* Start Material shown *

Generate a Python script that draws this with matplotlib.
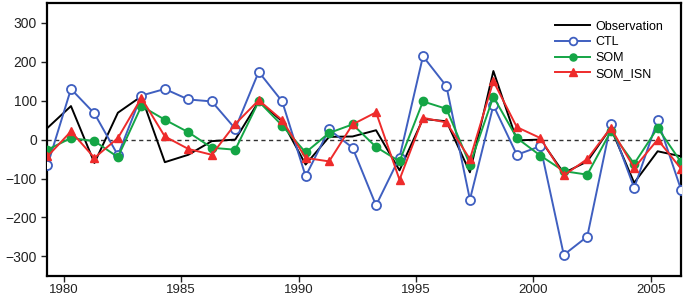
import numpy as np
import matplotlib
matplotlib.use('Agg')
import matplotlib.pyplot as plt

plt.rcParams['font.family'] = ['Liberation Sans', 'DejaVu Sans']

years = np.arange(1979, 2007)

observation = [30, 86, -60, 69, 111, -58, -39, -4, 0, 98, 47, -64, 7, 8, 24, -79,
               53, 47, -84, 176, -2, 0, -86, -56, 30, -111, -30, -43]
ctl = [-66, 130, 67, -40, 113, 130, 103, 98, 28, 174, 98, -94, 26, -21, -169, -46,
       214, 137, -154, 88, -39, -17, -296, -249, 39, -124, 50, -129]
som = [-26, 4, -4, -45, 86, 51, 19, -21, -26, 98, 36, -33, 17, 39, -19, -56,
       98, 79, -64, 110, 4, -41, -81, -90, 21, -62, 30, -58]
som_isn = [-43, 21, -47, 4, 107, 8, -24, -39, 40, 101, 50, -47, -56, 39, 70, -103,
           56, 44, -50, 150, 32, 4, -92, -50, 30, -73, 0, -75]

x = years + 0.3

fig = plt.figure(figsize=(6.85, 2.97), dpi=100)
ax = fig.add_axes([0.069, 0.071, 0.925, 0.918])

ax.axhline(0, color='#333333', linestyle='--', linewidth=1.0, dashes=(3, 2.5), zorder=1)

ax.plot(x, observation, color='black', linewidth=1.4, label='Observation', zorder=2)
ax.plot(x, ctl, color='#3f5fc0', linewidth=1.4, marker='o', markersize=6.5,
        markerfacecolor='white', markeredgecolor='#3f5fc0', markeredgewidth=1.3,
        label='CTL', zorder=3)
ax.plot(x, som, color='#14a545', linewidth=1.4, marker='o', markersize=6,
        markerfacecolor='#14a545', markeredgecolor='#14a545', label='SOM', zorder=4)
ax.plot(x, som_isn, color='#ee2b2b', linewidth=1.4, marker='^', markersize=6,
        markerfacecolor='#ee2b2b', markeredgecolor='#ee2b2b', label='SOM_ISN', zorder=5)

ax.set_xlim(1979.29, 2006.29)
ax.set_ylim(-350, 350)
ax.set_xticks([1980, 1985, 1990, 1995, 2000, 2005])
ax.set_yticks([-300, -200, -100, 0, 100, 200, 300])
ax.tick_params(direction='out', length=4, width=1, labelsize=10, colors='#222222')
ax.tick_params(axis='x', pad=1.5, labelsize=9.5)

for s in ax.spines.values():
    s.set_linewidth(1.6)

leg = ax.legend(loc='upper right', bbox_to_anchor=(0.98, 0.955), frameon=False,
                fontsize=9, handlelength=2.8, handletextpad=0.4, labelspacing=0.3,
                borderaxespad=0, markerscale=0.85)

fig.savefig('out.png', dpi=100)
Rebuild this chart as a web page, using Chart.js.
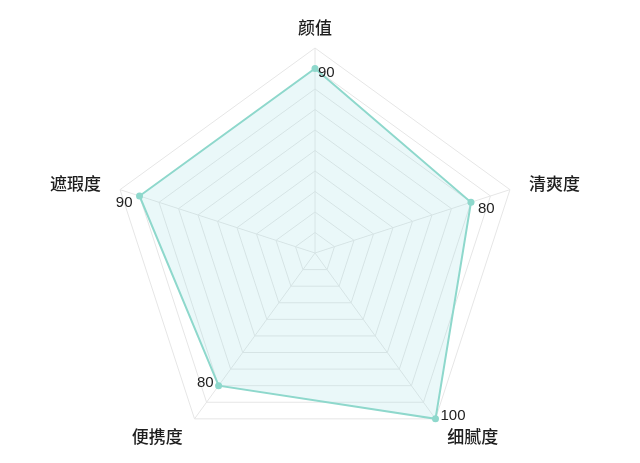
<!DOCTYPE html>
<html lang="zh">
<head>
    <meta charset="UTF-8">
    <title>雷达图</title>
    <script src="https://cdn.jsdelivr.net/npm/chart.js@4.4.1/dist/chart.umd.min.js"></script>
    <style>
        html, body { margin: 0; padding: 0; background: #fff; }
        #radar { display: block; }
    </style>
</head>
<body>
    <canvas id="radar" width="640" height="463"></canvas>
    <script>
        // chart data
        const categories = ["颜值", "清爽度", "细腻度", "便携度", "遮瑕度"];
        const scores = [90, 80, 100, 80, 90];
        const scaleMax = 100;
        const scaleStep = 10;

        const lineColor = "rgb(142, 216, 204)";
        const fillColor = "rgba(150, 220, 225, 0.2)";
        const gridColor = "#e6e6e6";

        // draws the axis names and the value next to each point
        const radarLabels = {
            id: "radarLabels",
            afterDatasetsDraw(chart) {
                const ctx = chart.ctx;
                const scale = chart.scales.r;
                const cx = scale.xCenter;
                const cy = scale.yCenter;
                ctx.save();

                // axis names
                ctx.font = "500 17px 'Noto Sans CJK SC', sans-serif";
                ctx.fillStyle = "#1e1e1e";
                ctx.textBaseline = "middle";
                categories.forEach((name, i) => {
                    const p = scale.getPointPosition(i, scale.drawingArea + 20);
                    let dy = 0;
                    if (Math.abs(p.x - cx) < 1) {
                        ctx.textAlign = "center";
                    } else {
                        ctx.textAlign = p.x > cx ? "left" : "right";
                        if (p.y > cy) dy = 2;
                    }
                    ctx.fillText(name, p.x, p.y + dy);
                });

                // values
                ctx.font = "15px 'Liberation Sans', Arial, sans-serif";
                ctx.fillStyle = "#222";
                const meta = chart.getDatasetMeta(0);
                meta.data.forEach((pt, i) => {
                    let dx, dy;
                    if (Math.abs(pt.x - cx) < 1) {
                        ctx.textAlign = "left";
                        dx = 3; dy = 4;
                    } else {
                        const right = pt.x > cx;
                        ctx.textAlign = right ? "left" : "right";
                        if (pt.y < cy) { dx = 7; dy = 7; } else { dx = 5; dy = -3; }
                        if (!right) dx = -dx;
                    }
                    ctx.fillText(String(scores[i]), pt.x + dx, pt.y + dy);
                });
                ctx.restore();
            }
        };

        new Chart(document.getElementById("radar"), {
            type: "radar",
            data: {
                labels: categories,
                datasets: [{
                    data: scores,
                    borderColor: lineColor,
                    backgroundColor: fillColor,
                    borderWidth: 2,
                    fill: true,
                    pointRadius: 3.5,
                    pointBackgroundColor: lineColor,
                    pointBorderWidth: 0
                }]
            },
            options: {
                responsive: false,
                animation: false,
                layout: { padding: { left: 110, right: 120, top: 48, bottom: 5 } },
                plugins: {
                    legend: { display: false },
                    tooltip: { enabled: false }
                },
                scales: {
                    r: {
                        min: 0,
                        max: scaleMax,
                        ticks: { display: false, stepSize: scaleStep },
                        pointLabels: { display: false },
                        grid: { color: gridColor, lineWidth: 1 },
                        angleLines: { color: gridColor, lineWidth: 1 }
                    }
                }
            },
            plugins: [radarLabels]
        });
    </script>
</body>
</html>
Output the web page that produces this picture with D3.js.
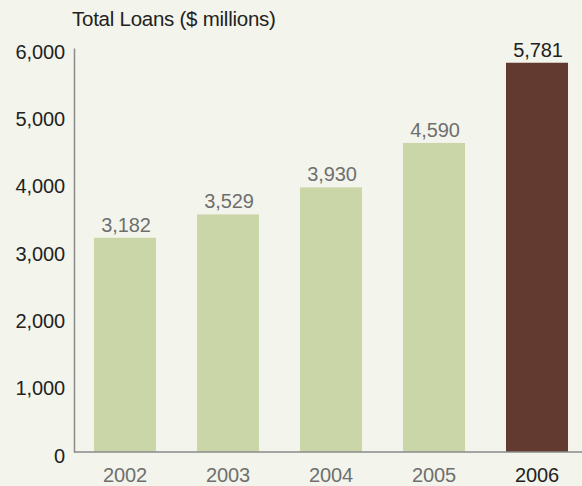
<!DOCTYPE html>
<html>
<head>
<meta charset="utf-8">
<script src="https://cdn.jsdelivr.net/npm/d3@7"></script>
<style>
  body { margin: 0; background: #f3f5ec; }
  svg { display: block; }
  text { font-family: "Liberation Sans", Arial, Helvetica, sans-serif; }
</style>
</head>
<body>
<div id="container"></div>
<script>
let w = 582;
let h = 486;

// data
let years = ["2002", "2003", "2004", "2005", "2006"];
let loans = [3182, 3529, 3930, 4590, 5781];
let yTicks = [0, 1000, 2000, 3000, 4000, 5000, 6000];
let title = "Total Loans ($ millions)";

let data = years.map((y, i) => ({ year: y, value: loans[i] }));

let viz = d3.select("#container")
  .append("svg")
  .attr("width", w)
  .attr("height", h)
  .style("background", "#f3f5ec");

// scales
let xScale = d3.scaleBand()
  .domain(years)
  .range([74, 588])
  .paddingInner(0.398)
  .paddingOuter(0.194);

let yScale = d3.scaleLinear()
  .domain([0, 6000])
  .range([452, 48]);

// title
viz.append("text")
  .attr("x", 72)
  .attr("y", 26)
  .attr("font-size", "20.5px")
  .attr("letter-spacing", "-0.25px")
  .attr("fill", "#222")
  .text(title);

// bars
viz.selectAll(".bar")
  .data(data)
  .enter()
  .append("rect")
  .attr("class", "bar")
  .attr("x", d => xScale(d.year))
  .attr("width", xScale.bandwidth())
  .attr("y", d => yScale(d.value))
  .attr("height", d => yScale(0) - yScale(d.value))
  .attr("fill", (d, i) => i == data.length - 1 ? "#633a2f" : "#cbd6a8");

// value labels
viz.selectAll(".vlabel")
  .data(data)
  .enter()
  .append("text")
  .attr("class", "vlabel")
  .attr("x", d => xScale(d.year) + xScale.bandwidth() / 2 + 1)
  .attr("y", d => yScale(d.value) - 6)
  .attr("text-anchor", "middle")
  .attr("font-size", "20px")
  .attr("letter-spacing", "-0.1px")
  .attr("fill", (d, i) => i == data.length - 1 ? "#222" : "#6f6f6f")
  .text(d => d3.format(",")(d.value));

// y axis
let yAxis = d3.axisLeft(yScale)
  .tickValues(yTicks)
  .tickFormat(d3.format(","))
  .tickSize(0)
  .tickSizeOuter(0)
  .tickPadding(9);

let yAxisGroup = viz.append("g")
  .attr("class", "yaxis")
  .attr("transform", "translate(74,0)")
  .call(yAxis);

yAxisGroup.select(".domain")
  .attr("stroke", "#8a8a8a")
  .attr("stroke-width", 1.5);
yAxisGroup.selectAll("text")
  .attr("font-size", "20px")
  .attr("letter-spacing", "-0.1px")
  .attr("font-family", "Liberation Sans, Arial, sans-serif")
  .attr("fill", "#222")
  .attr("dy", "0.5em");

// x axis
let xAxis = d3.axisBottom(xScale)
  .tickSize(0)
  .tickSizeOuter(0)
  .tickPadding(16);

let xAxisGroup = viz.append("g")
  .attr("class", "xaxis")
  .attr("transform", "translate(0,452)")
  .call(xAxis);

xAxisGroup.select(".domain").remove();
xAxisGroup.selectAll("text")
  .attr("font-size", "20px")
  .attr("letter-spacing", "-0.1px")
  .attr("font-family", "Liberation Sans, Arial, sans-serif")
  .attr("fill", (d, i) => i == years.length - 1 ? "#222" : "#6f6f6f");

// baseline
viz.append("line")
  .attr("x1", 74)
  .attr("x2", w)
  .attr("y1", yScale(0))
  .attr("y2", yScale(0))
  .attr("stroke", "#8a8a8a")
  .attr("stroke-width", 1.5);
</script>
</body>
</html>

* End Material shown *

_Exercise prompt_
Skip the pictures and quote each line of the entries above, from the first through the line with "years = np.arange(1979, 2007)", exactly as it appears.

_Exercise output_
Generate a Python script that draws this with matplotlib.
import numpy as np
import matplotlib
matplotlib.use('Agg')
import matplotlib.pyplot as plt

plt.rcParams['font.family'] = ['Liberation Sans', 'DejaVu Sans']

years = np.arange(1979, 2007)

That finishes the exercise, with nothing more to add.